The Electronic Medical Records and Genomics (eMERGE) Network ( is an NIH-funded consortium of five institutions with DNA data linked to electronic medical records. (All of the institutions agreed to contribute their genomic association results to dbGAP at the National Library of Medicine.) The goal of the consortium is to assess the utility of electronic medical records (EMRs) as resources for genomic science. The project includes an ethics component, community engagement, and the use of natural language processing to interpret EMRs. Each institution individually had proposed a genome-wide association study (GWAS) of about 3,000 subjects with a particular phenotype of interest (e.g. type 2 diabetes, cataracts, dementia, heart disease, and peripheral vascular disease) and an associated comparison group.

Several important lessons have been learned from the consortium’s experience. First, patient data, obtained during the normal course of clinical care, has proven to be a valid source for replicating genome-phenome associations that previously had been reported only in carefully qualified research cohorts. Second, although the individual institutions initially thought that they had large enough effect sizes and odds ratios to be adequately powered, in most cases, the entire network was needed to determine genome-wide association. Third, high-quality EMR-derived phenotypes require four elements: codes (including ICD codes, though codes have to be repeated multiple times to gain validity), laboratory-medicine results, medication histories, and natural language processing of physician comments. The ability to extract high-quality phenotypes from narrative text is essential along with codes, laboratory results, and medication histories to get high predictive values. Fourth, although the five electronic medical systems have widely varying structures, coding systems, user interfaces, and users, once validated at one site, the information transported across the network with almost no degradation of its specificity and precision.

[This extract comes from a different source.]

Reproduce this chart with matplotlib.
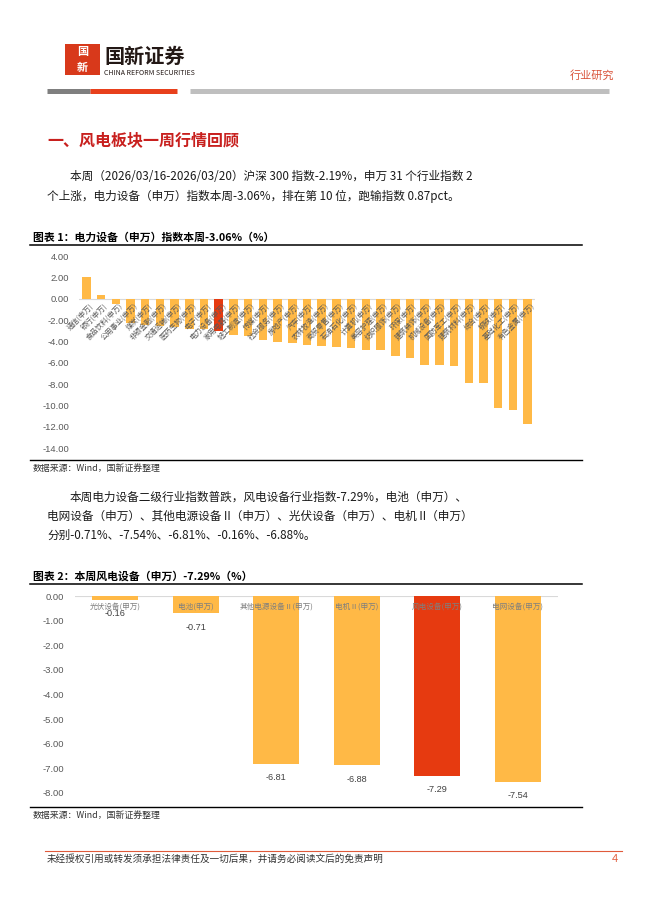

Another lesson of critical importance was that the major impediments that the eMERGE Consortium has had to address are policy related, rather than technical. For instance, a particular challenge has been to achieve both meaningful data sharing and respect for patient privacy concerns, while adhering to applicable regulations and laws (Kho et al. 2011; Masys 2011; McGuire et al. 2011) (eMERGE has addressed this issue, in part, by developing a simplified Data Use Agreement—see Appendix D.)